AMD's Ryzen CPUs are now well established in the desktop PC market, comprising dual-core all the way up to eight-core models suiting a range of applications, but it appears that these are far from the limit to AMD's ambition this year. From Videocardz.com via Via Guru3D comes news of a new CPU class spotted in the wild as engineering samples, CPUs which could herald the release of a High End Desktop Platform based on the AMD Zen server chips.
Codenamed Whitehaven and listed alongside corresponding Hardware IDs, the designs are ostensibly a bigger brother to the mainstream Ryzen range. Rather than being limited to eight physical cores with SMT, Whitehaven CPUs would incorporate up to sixteen cores via four CCX clusters; combined with Simultaneous Multithreading the platform would support up to 32 independent threads, more even than Intel's current flagship HEDT processor.
Naturally the physical dimensions of the chip would necessitate a new socket design, and new motherboard chipset. The former would be catered to by the new S3 socket (long-form SP3r2 LGA), which would make the chips pinless much like current Intel models. As for new motherboards, it's also rumoured that an X399 chipset will supplant the current X370 at the top of the stack and support Whitehaven CPUs exclusively alongside quad-channel DDR4 memory.
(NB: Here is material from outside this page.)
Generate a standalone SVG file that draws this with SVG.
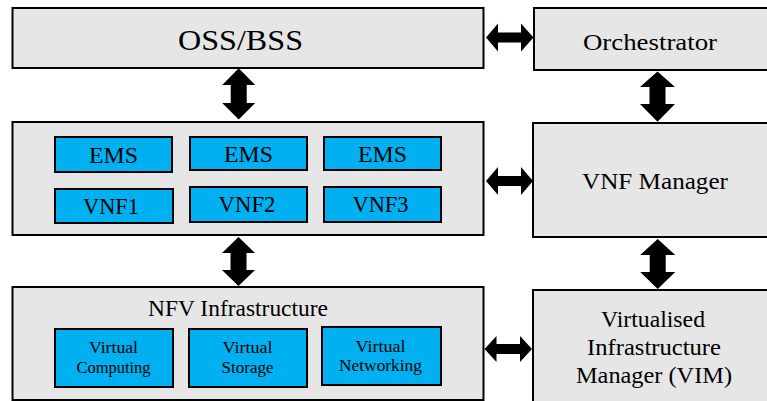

Current 8-Core Ryzen models are rated at a TDP of 95W, so without a substantial step down in frequency support it's likely that 16-core Whitehaven parts would be between 135 and 150W. Supposedly the chips will have base frequencies of 3.1GHz that boost to an impressive 3.6GHz, but as with the rest of the leaked information should be taken with a pinch of salt. Notably not present is information regarding PCI-Express lane support.
Can AMD break Intel's stranglehold on the HEDT and x86 server market? That remains to be seen, but the answer might be clearer after Computex.